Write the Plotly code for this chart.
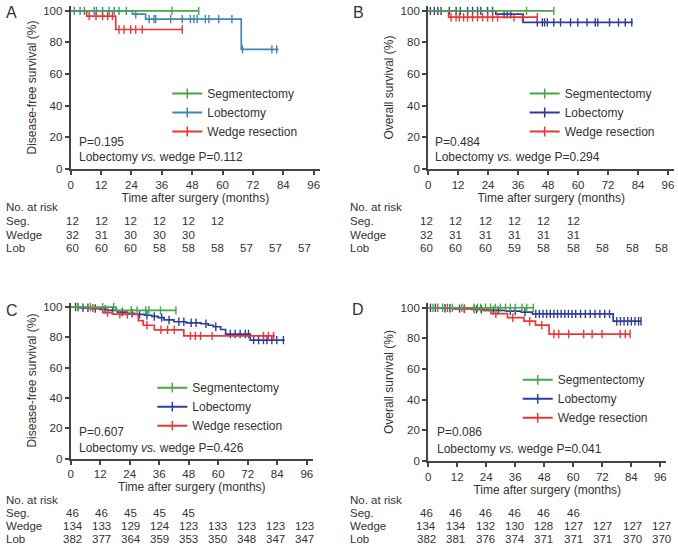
import bisect
import plotly.graph_objects as go

W, H = 678, 550
FONT = "Liberation Sans, Arial, Helvetica, sans-serif"
TXT = "#333333"
AX = "#444444"

GREEN = "#45a845"
BLUE_A = "#3f85b5"
BLUE = "#2e3c9c"
RED = "#ee3535"

x_ticks = [0, 12, 24, 36, 48, 60, 72, 84, 96]
y_ticks = [0, 20, 40, 60, 80, 100]

series_names = ["Segmentectomy", "Lobectomy", "Wedge resection"]
risk_labels = ["No. at risk", "Seg.", "Wedge", "Lob"]

# ---------------- Panel A (disease-free survival) ----------------
a_seg_t = [0]
a_seg_s = [100]
a_seg_end = 50.6
a_seg_c = [40.0, 50.6]

a_lob_t = [0, 24.4, 29.6, 67.4]
a_lob_s = [100, 97.9, 94.8, 75.6]
a_lob_end = 82.1
a_lob_c = [1.4, 3.7, 5.4, 9.3, 10.2, 12.6, 15.2, 17.2, 19.1, 22.0, 25.7,
           31.0, 32.9, 33.6, 39.5, 44.1, 47.3, 48.7, 50.0, 53.2, 54.6, 58.5,
           63.7, 67.9, 79.5, 81.4]

a_wed_t = [0, 6.3, 17.8]
a_wed_s = [100, 96.7, 88.2]
a_wed_end = 44.1
a_wed_c = [7.3, 10.0, 12.6, 14.6, 16.5, 19.1, 21.1, 23.7, 25.7, 28.3, 44.1]

risk_a_seg = [12, 12, 12, 12, 12, 12]
risk_a_wed = [32, 31, 30, 30, 30]
risk_a_lob = [60, 60, 60, 58, 58, 58, 57, 57, 57]

# ---------------- Panel B (overall survival) ----------------
b_seg_t = [0]
b_seg_s = [100]
b_seg_end = 50.3
b_seg_c = [39.4, 50.3]

b_lob_t = [0, 27.1, 38.0]
b_lob_s = [100, 97.9, 92.7]
b_lob_end = 81.9
b_lob_c = [0.9, 2.5, 3.9, 5.2, 8.5, 11.2, 12.9, 15.8, 17.8, 19.8, 21.1, 23.8,
           25.8, 30.4, 31.7, 33.1, 43.7, 45.7, 46.6, 47.7, 50.3, 53.0, 57.0,
           59.9, 63.6, 66.9, 67.9, 72.6, 76.2, 78.9, 81.5]

b_wed_t = [0, 8.2]
b_wed_s = [100, 96.0]
b_wed_end = 43.7
b_wed_c = [9.2, 11.2, 12.5, 14.2, 15.8, 17.8, 19.8, 21.8, 23.8, 25.8, 27.8,
           34.4, 37.7, 43.7]

risk_b_seg = [12, 12, 12, 12, 12, 12]
risk_b_wed = [32, 31, 31, 31, 31, 31]
risk_b_lob = [60, 60, 60, 59, 58, 58, 58, 58, 58]

# ---------------- Panel C (disease-free survival) ----------------
c_seg_t = [0, 18.5]
c_seg_s = [100, 97.8]
c_seg_end = 42.8
c_seg_c = [3.0, 8.0, 13.0, 17.5, 24.6, 27.0, 30.5, 31.8, 36.5, 42.8]

c_lob_t = [0, 3, 8, 12, 15, 19, 23, 26, 30, 33, 35.5, 38, 42, 47, 53, 56,
           58, 61, 63, 73]
c_lob_s = [100, 99.5, 99.0, 98.5, 97.8, 96.7, 95.9, 95.2, 94.6, 93.8, 93.0,
           91.5, 90.3, 89.6, 89.0, 88.0, 87.0, 85.2, 82.2, 78.2]
c_lob_end = 87.0
c_lob_c = [2, 5, 7, 10, 14, 17, 21, 25, 28, 31, 34, 37, 40, 44, 46, 49, 51,
           55, 59, 64.9, 66.9, 68.9, 71.0, 72.3, 74.4, 76.4, 78.4, 79.8, 81.8,
           83.8, 86.5]

c_wed_t = [0, 6, 13, 17, 27.5, 29.5, 34, 46]
c_wed_s = [100, 99.3, 96.3, 95.3, 91.0, 88.0, 85.0, 81.0]
c_wed_end = 83.0
c_wed_c = [3, 9, 15, 20, 23, 31, 36.7, 39.4, 42.1, 48.7, 50.7, 52.8, 57.5,
           78.4, 80.4, 82.5]

risk_c_seg = [46, 46, 45, 45, 45]
risk_c_wed = [134, 133, 129, 124, 123, 133, 123, 123, 123]
risk_c_lob = [382, 377, 364, 359, 353, 350, 348, 347, 347]

# ---------------- Panel D (overall survival) ----------------
d_seg_t = [0]
d_seg_s = [100]
d_seg_end = 43.5
d_seg_c = [2, 6, 10, 14, 19, 20.4, 21.7, 23.7, 25.8, 27.8, 29.9, 32, 34, 36,
           38.8, 40.8, 43.5]

d_lob_t = [0, 5, 11, 18, 25, 32, 38.5, 43.1, 76.5]
d_lob_s = [100, 99.7, 99.4, 98.9, 98.3, 97.8, 97.2, 96.0, 91.2]
d_lob_end = 88.0
d_lob_c = [1, 3, 7, 9, 13, 15, 20, 22, 27, 29, 34, 36, 40, 44.5, 46, 47.5,
           49, 50.5, 52, 53.5, 55, 56.5, 58, 59.5, 61, 63, 65, 67, 69, 71, 73,
           75, 78, 79.5, 81, 82.5, 84, 85.5, 87, 88]

d_wed_t = [0, 10, 22, 26, 32.8, 39.6, 44.4, 50]
d_wed_s = [100, 99.2, 98.3, 96.1, 93.5, 91.2, 88.6, 82.8]
d_wed_end = 83.5
d_wed_c = [4, 8, 15, 19, 28, 35, 42, 47, 52, 54, 58.1, 64.3, 67.8, 71.9,
           79.4, 81.5, 83.5]

risk_d_seg = [46, 46, 46, 46, 46, 46]
risk_d_wed = [134, 134, 132, 130, 128, 127, 127, 127, 127]
risk_d_lob = [382, 381, 376, 374, 371, 371, 371, 370, 370]

panel_letters = ["A", "B", "C", "D"]
y_titles = ["Disease-free survival (%)", "Overall survival (%)",
            "Disease-free survival (%)", "Overall survival (%)"]
p_overall = ["P=0.195", "P=0.484", "P=0.607", "P=0.086"]
p_lob_wedge = ["0.112", "0.294", "0.426", "0.041"]

# ---------------- geometry (pixels) ----------------
XMAX, YMAX = 98.5, 103
geo = [
    dict(x0=68, xs=2.542, y0=170, ys=1.6, letter=(9, 12), p=(74, 143, 158),
         leg=(165, 79), tab_lx=1, tab_c0=70, tab_dc=29.15, tab_rows=[209, 223, 237, 250]),
    dict(x0=427, xs=2.51, y0=170, ys=1.6, letter=(357, 12), p=(432, 143, 158),
         leg=(524, 79), tab_lx=347, tab_c0=425, tab_dc=29.6, tab_rows=[209, 223, 237, 250]),
    dict(x0=68, xs=2.47, y0=463.5, ys=1.535, letter=(9, 313), p=(74, 437, 453),
         leg=(150, 377), tab_lx=1, tab_c0=70, tab_dc=29.15, tab_rows=[505, 519, 532, 545]),
    dict(x0=427, xs=2.43, y0=465.7, ys=1.55, letter=(357, 312), p=(434, 437, 454),
         leg=(517, 369), tab_lx=347, tab_c0=425, tab_dc=29.6, tab_rows=[505, 519, 532, 545]),
]


def px(x):
    return x / W


def py(y):
    return 1 - y / H


def km_xy(t, s, end):
    return list(t) + [end], list(s) + [s[-1]]


def cens_y(t, s, cens):
    return [s[bisect.bisect_right(t, c) - 1] for c in cens]


panels = [
    ([(a_seg_t, a_seg_s, a_seg_end, a_seg_c, GREEN),
      (a_lob_t, a_lob_s, a_lob_end, a_lob_c, BLUE_A),
      (a_wed_t, a_wed_s, a_wed_end, a_wed_c, RED)],
     [risk_a_seg, risk_a_wed, risk_a_lob]),
    ([(b_seg_t, b_seg_s, b_seg_end, b_seg_c, GREEN),
      (b_lob_t, b_lob_s, b_lob_end, b_lob_c, BLUE),
      (b_wed_t, b_wed_s, b_wed_end, b_wed_c, RED)],
     [risk_b_seg, risk_b_wed, risk_b_lob]),
    ([(c_seg_t, c_seg_s, c_seg_end, c_seg_c, GREEN),
      (c_lob_t, c_lob_s, c_lob_end, c_lob_c, BLUE),
      (c_wed_t, c_wed_s, c_wed_end, c_wed_c, RED)],
     [risk_c_seg, risk_c_wed, risk_c_lob]),
    ([(d_seg_t, d_seg_s, d_seg_end, d_seg_c, GREEN),
      (d_lob_t, d_lob_s, d_lob_end, d_lob_c, BLUE),
      (d_wed_t, d_wed_s, d_wed_end, d_wed_c, RED)],
     [risk_d_seg, risk_d_wed, risk_d_lob]),
]

fig = go.Figure()
annotations = []
layout = {}

for i, (curves, risks) in enumerate(panels):
    g = geo[i]
    sfx = "" if i == 0 else str(i + 1)
    xa, ya = "x" + sfx, "y" + sfx
    leg = "legend" + sfx
    order = [1, 2, 0]
    for j in order:
        t, s, end, cens, col = curves[j]
        xs, ys = km_xy(t, s, end)
        fig.add_trace(go.Scatter(
            x=xs, y=ys, mode="lines", line=dict(color=col, width=1.7, shape="hv"),
            xaxis=xa, yaxis=ya, showlegend=False, hoverinfo="skip"))
        fig.add_trace(go.Scatter(
            x=cens, y=cens_y(t, s, cens), mode="markers",
            marker=dict(symbol="line-ns", size=6, line=dict(width=1.4, color=col)),
            xaxis=xa, yaxis=ya, showlegend=False, hoverinfo="skip"))
    for j in range(3):
        col = curves[j][4]
        fig.add_trace(go.Scatter(
            x=[None], y=[None], mode="lines+markers", name=series_names[j],
            line=dict(color=col, width=2),
            marker=dict(symbol="line-ns", size=7, line=dict(width=1.5, color=col)),
            xaxis=xa, yaxis=ya, legend=leg))

    x1 = g["x0"] + XMAX * g["xs"]
    ytop = g["y0"] - YMAX * g["ys"]
    axis_common = dict(showline=True, linewidth=2, linecolor=AX, ticks="outside",
                       ticklen=4, tickwidth=1.5, tickcolor=AX, showgrid=False,
                       zeroline=False, tickfont=dict(size=11.5, color=TXT, family=FONT))
    layout["xaxis" + sfx] = dict(
        axis_common, domain=[px(g["x0"]), px(x1)], range=[0, XMAX],
        tickvals=x_ticks, anchor=ya,
        title=dict(text="Time after surgery (months)", standoff=1,
                   font=dict(size=12, color=TXT, family=FONT)))
    layout["yaxis" + sfx] = dict(
        axis_common, domain=[py(g["y0"]), py(ytop)], range=[0, YMAX],
        tickvals=y_ticks, anchor=xa,
        title=dict(text=y_titles[i], standoff=4,
                   font=dict(size=12, color=TXT, family=FONT)))
    layout[leg] = dict(
        x=px(g["leg"][0]), y=py(g["leg"][1]), xanchor="left", yanchor="top",
        bgcolor="rgba(0,0,0,0)", font=dict(size=12, color=TXT, family=FONT),
        tracegroupgap=0, itemwidth=30)

    lx, ly = g["letter"]
    annotations.append(dict(text=panel_letters[i], x=px(lx), y=py(ly), xref="paper",
                            yref="paper", showarrow=False, xanchor="center",
                            yanchor="middle", font=dict(size=16, color=TXT, family=FONT)))
    ppx, py1, py2 = g["p"]
    annotations.append(dict(text=p_overall[i], x=px(ppx), y=py(py1), xref="paper",
                            yref="paper", showarrow=False, xanchor="left",
                            yanchor="middle", font=dict(size=12, color=TXT, family=FONT)))
    annotations.append(dict(text="Lobectomy <i>vs.</i> wedge P=" + p_lob_wedge[i],
                            x=px(ppx), y=py(py2), xref="paper", yref="paper",
                            showarrow=False, xanchor="left", yanchor="middle",
                            font=dict(size=12, color=TXT, family=FONT)))
    for r, lab in enumerate(risk_labels):
        annotations.append(dict(text=lab, x=px(g["tab_lx"]), y=py(g["tab_rows"][r]),
                                xref="paper", yref="paper", showarrow=False,
                                xanchor="left", yanchor="middle",
                                font=dict(size=11.5, color=TXT, family=FONT)))
    for r, vals in enumerate(risks):
        for k, v in enumerate(vals):
            annotations.append(dict(text=str(v), x=px(g["tab_c0"] + k * g["tab_dc"]),
                                    y=py(g["tab_rows"][r + 1]), xref="paper",
                                    yref="paper", showarrow=False, xanchor="center",
                                    yanchor="middle",
                                    font=dict(size=11.5, color=TXT, family=FONT)))

fig.update_layout(
    width=W, height=H, margin=dict(l=0, r=0, t=0, b=0),
    paper_bgcolor="white", plot_bgcolor="white",
    font=dict(family=FONT, color=TXT), annotations=annotations, **layout)

fig.write_html("out.html", config={"displayModeBar": False},
               post_script="document.body.style.margin='0';document.body.style.overflow='hidden';")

::::::::::

(Exercise objective):
Write out each line of the listing above, exactly, from its first line to the line holding "59.9, 63.6, 66.9, 67.9, 72.6, 76.2, 78.9, 81.5]", inclusive. Skip the pictures.

(Result for this task):
Write the Plotly code for this chart.
import bisect
import plotly.graph_objects as go

W, H = 678, 550
FONT = "Liberation Sans, Arial, Helvetica, sans-serif"
TXT = "#333333"
AX = "#444444"

GREEN = "#45a845"
BLUE_A = "#3f85b5"
BLUE = "#2e3c9c"
RED = "#ee3535"

x_ticks = [0, 12, 24, 36, 48, 60, 72, 84, 96]
y_ticks = [0, 20, 40, 60, 80, 100]

series_names = ["Segmentectomy", "Lobectomy", "Wedge resection"]
risk_labels = ["No. at risk", "Seg.", "Wedge", "Lob"]

# ---------------- Panel A (disease-free survival) ----------------
a_seg_t = [0]
a_seg_s = [100]
a_seg_end = 50.6
a_seg_c = [40.0, 50.6]

a_lob_t = [0, 24.4, 29.6, 67.4]
a_lob_s = [100, 97.9, 94.8, 75.6]
a_lob_end = 82.1
a_lob_c = [1.4, 3.7, 5.4, 9.3, 10.2, 12.6, 15.2, 17.2, 19.1, 22.0, 25.7,
           31.0, 32.9, 33.6, 39.5, 44.1, 47.3, 48.7, 50.0, 53.2, 54.6, 58.5,
           63.7, 67.9, 79.5, 81.4]

a_wed_t = [0, 6.3, 17.8]
a_wed_s = [100, 96.7, 88.2]
a_wed_end = 44.1
a_wed_c = [7.3, 10.0, 12.6, 14.6, 16.5, 19.1, 21.1, 23.7, 25.7, 28.3, 44.1]

risk_a_seg = [12, 12, 12, 12, 12, 12]
risk_a_wed = [32, 31, 30, 30, 30]
risk_a_lob = [60, 60, 60, 58, 58, 58, 57, 57, 57]

# ---------------- Panel B (overall survival) ----------------
b_seg_t = [0]
b_seg_s = [100]
b_seg_end = 50.3
b_seg_c = [39.4, 50.3]

b_lob_t = [0, 27.1, 38.0]
b_lob_s = [100, 97.9, 92.7]
b_lob_end = 81.9
b_lob_c = [0.9, 2.5, 3.9, 5.2, 8.5, 11.2, 12.9, 15.8, 17.8, 19.8, 21.1, 23.8,
           25.8, 30.4, 31.7, 33.1, 43.7, 45.7, 46.6, 47.7, 50.3, 53.0, 57.0,
           59.9, 63.6, 66.9, 67.9, 72.6, 76.2, 78.9, 81.5]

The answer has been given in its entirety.